= Chris Moyes =

Christopher Moyes OBE (26 July 1949 – 12 September 2006) was one of the founders of Go-Ahead Group, one of the United Kingdom's largest transport businesses.

==Career==
Born in Shropshire and educated at Birkenhead School and Liverpool University, Chris Moyes went on to take a post-graduate degree at Salford University.

Chris Moyes joined the National Bus Company in 1971 as a management trainee. On the privatisation of the National Bus Company in 1987 he was one of the founders of Go-Ahead Group: he became Deputy Chief Executive in 1999 and Chief Executive in December 2004.

He became the Chairman of the Council of Durham University in 2001. He was also Chairman of GoSkills, the transport Sector Skills Council, a body he had been instrumental in founding in 2004.

He was made an Officer of the Order of the British Empire in the 2006 New Year Honours List for services to transport. He was also a Deputy Lieutenant of County Durham.
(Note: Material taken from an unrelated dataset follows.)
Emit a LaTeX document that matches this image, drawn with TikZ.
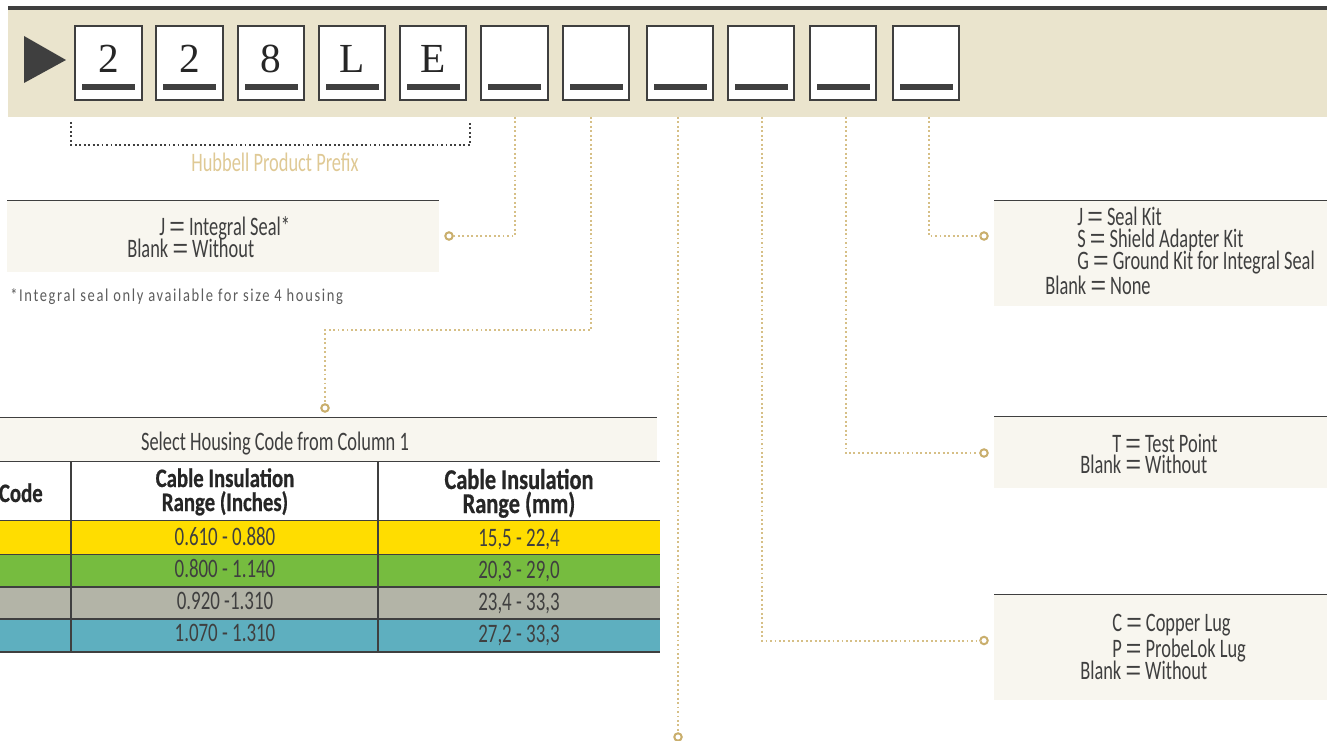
\documentclass[tikz,border=0pt]{standalone}
\usepackage{fontspec}
\setmainfont{Carlito}
\newfontfamily\lightf[FakeStretch=0.69]{Carlito}
\newfontfamily\rowf[FakeStretch=0.71]{Carlito}
\newfontfamily\prefixf[FakeStretch=0.69]{Carlito}
\newfontfamily\notef[FakeStretch=0.80]{Carlito}
\newfontfamily\boldf[FakeStretch=0.78,FakeBold=0.6]{Carlito Bold}
\newfontfamily\serf{Liberation Serif}
\newfontfamily\eqf{Liberation Sans}
\newcommand{\eqs}{{\eqf =}}
\definecolor{band}{HTML}{EAE4CD}
\definecolor{panel}{HTML}{F8F6EF}
\definecolor{ink}{HTML}{3F3F3F}
\definecolor{gold}{HTML}{C9AE6C}
\definecolor{golddot}{HTML}{D6BF86}
\definecolor{prefix}{HTML}{DFC995}
\definecolor{ryellow}{HTML}{FFDD00}
\definecolor{rgreen}{HTML}{76BC3F}
\definecolor{rgrey}{HTML}{B3B4A7}
\definecolor{rblue}{HTML}{5EAFBF}
\tikzset{
  charbox/.style={draw=ink,line width=1.4pt,fill=white,minimum width=50pt,minimum height=55pt,inner sep=0pt,outer sep=0pt},
  bar/.style={fill=ink,draw=none},
  leader/.style={draw=golddot,line width=1.5pt,dash pattern=on 1.4pt off 1.95pt},
  ring/.style={circle,draw=gold,line width=1.5pt,fill=white,minimum size=5.6pt,inner sep=0pt,outer sep=0pt},
  label/.style={anchor=base west,inner sep=0pt,text=ink,font=\lightf\fontsize{20}{20}\selectfont},
  cell/.style={anchor=base,inner sep=0pt,text=ink,font=\lightf\fontsize{20}{20}\selectfont},
  rowcell/.style={anchor=base,inner sep=0pt,text=ink,font=\rowf\fontsize{20}{20}\selectfont},
  head/.style={anchor=base,inner sep=0pt,text=black!85,font=\boldf\fontsize{20}{20}\selectfont},
  headwide/.style={anchor=base,inner sep=0pt,text=black!85,font=\boldf\fontsize{21.5}{21.5}\selectfont},
  rulel/.style={draw=ink,line width=0.9pt},
}
\begin{document}
\begin{tikzpicture}[x=0.75pt,y=-0.75pt]
\useasboundingbox (0,0) rectangle (1331,741);
% band
\fill[band] (8,10) rectangle (1327,117);
\fill[ink] (8,6) rectangle (1327,10);
\fill[ink] (24,36) -- (66,60) -- (24,83) -- cycle;
% character boxes
\foreach \n/\x/\t in {a/108.5/2,b/189.5/2,c/271/8,d/352/L,e/433/E,f/514.5/{},g/596/{},h/680/{},i/761/{},j/843/{},k/926/{}}{
  \node[charbox] (box\n) at (\x,63) {};
  \fill[bar] ([shift={(-26.5,21)}]\x,63) rectangle ([shift={(26.5,27)}]\x,63);
  \node[anchor=base,inner sep=0pt,text=black!85,font=\serf\fontsize{31}{31}\selectfont] at (\x,73) {\t};
}
% bracket
\coordinate (brl) at (71,122);
\coordinate (brr) at (470,122);
\draw[draw=ink,line width=1.5pt,dash pattern=on 1.4pt off 1.95pt] (brl) -- (71,145) -- (470,145) -- (brr);
\node[anchor=base,inner sep=0pt,text=prefix,font=\prefixf\fontsize{20}{20}\selectfont] (prefixlab) at (275,172) {Hubbell Product Prefix};
% left panel
\fill[panel] (7,200) rectangle (439,272);
\draw[rulel] (7,200.5) -- (439,200.5);
\node[label] (l1) at (159,236) {J \eqs{} Integral Seal*};
\node[label] (l2) at (127,258) {Blank \eqs{} Without};
\node[label,font=\notef\fontsize{13.6}{13.6}\selectfont,text=ink!85] (note) at (10,302) {\addfontfeature{LetterSpace=9}*Integral seal only available for size 4 housing};
% right panels
\fill[panel] (994,200) rectangle (1327,306);
\draw[rulel] (994,200.5) -- (1327,200.5);
\node[label] at (1077,226) {J \eqs{} Seal Kit};
\node[label] at (1077,248) {S \eqs{} Shield Adapter Kit};
\node[label] at (1077,270) {G \eqs{} Ground Kit for Integral Seal};
\node[label] at (1045,295) {Blank \eqs{} None};
\fill[panel] (994,416) rectangle (1327,488);
\draw[rulel] (994,416.5) -- (1327,416.5);
\node[label] at (1112,452) {T \eqs{} Test Point};
\node[label] at (1080,473) {Blank \eqs{} Without};
\fill[panel] (994,594) rectangle (1327,700);
\draw[rulel] (994,594.5) -- (1327,594.5);
\node[label] at (1112,631) {C \eqs{} Copper Lug};
\node[label] at (1112,657) {P \eqs{} ProbeLok Lug};
\node[label] at (1080,679) {Blank \eqs{} Without};
% table
\fill[panel] (0,417) rectangle (657,461);
\fill[ryellow] (0,521) rectangle (660,554);
\fill[rgreen] (0,554) rectangle (660,587);
\fill[rgrey] (0,587) rectangle (660,619);
\fill[rblue] (0,619) rectangle (660,652);
\draw[rulel] (0,417.5) -- (657,417.5);
\foreach \y in {461.5,520.5,554.5,587,619,652}{\draw[rulel] (0,\y) -- (660,\y);}
\draw[rulel] (71,461) -- (71,652);
\draw[rulel] (378,461) -- (378,652);
\node[cell] at (275,450) {Select Housing Code from Column 1};
\node[head,anchor=base east] at (43,502) {Code};
\node[head] at (225,487) {Cable Insulation};
\node[head] at (225,511) {Range (Inches)};
\node[headwide] at (519,489) {Cable Insulation};
\node[headwide] at (519,513) {Range (mm)};
\node[rowcell] at (225,545) {0.610 - 0.880};
\node[rowcell] at (519,546) {15,5 - 22,4};
\node[rowcell] at (225,577) {0.800 - 1.140};
\node[rowcell] at (519,578) {20,3 - 29,0};
\node[rowcell] at (225,609) {0.920 -1.310};
\node[rowcell] at (519,610) {23,4 - 33,3};
\node[rowcell] at (225,641) {1.070 - 1.310};
\node[rowcell] at (519,642) {27,2 - 33,3};
% rings
\node[ring] (r1) at (449,236) {};
\node[ring] (r2) at (325,408) {};
\node[ring] (r3) at (678,737) {};
\node[ring] (r4) at (984,640.5) {};
\node[ring] (r5) at (984,453) {};
\node[ring] (r6) at (984,236) {};
% leaders
\coordinate (s1) at (515,117);
\coordinate (s2) at (591,117);
\coordinate (s3) at (678,117);
\coordinate (s4) at (762,117);
\coordinate (s5) at (845.5,117);
\coordinate (s6) at (929,117);
\draw[leader] (s1) |- (r1);
\draw[leader] (s2) -- (591,330) -- (325,330) -- (r2);
\draw[leader] (s3) -- (r3);
\draw[leader] (s4) |- (r4);
\draw[leader] (s5) |- (r5);
\draw[leader] (s6) |- (r6);
\end{tikzpicture}
\end{document}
He resigned from most of his positions in July 2006 due to an undisclosed serious illness and died on 12 September 2006. It was only then reported that he had been seriously ill with a brain tumour since May 2006. At the time of his death Moyes owned 1.96 million shares (4.02%) of Go-Ahead's stock and was amongst its largest shareholders.

==Family==
He was married to Jan and together they adopted three daughters.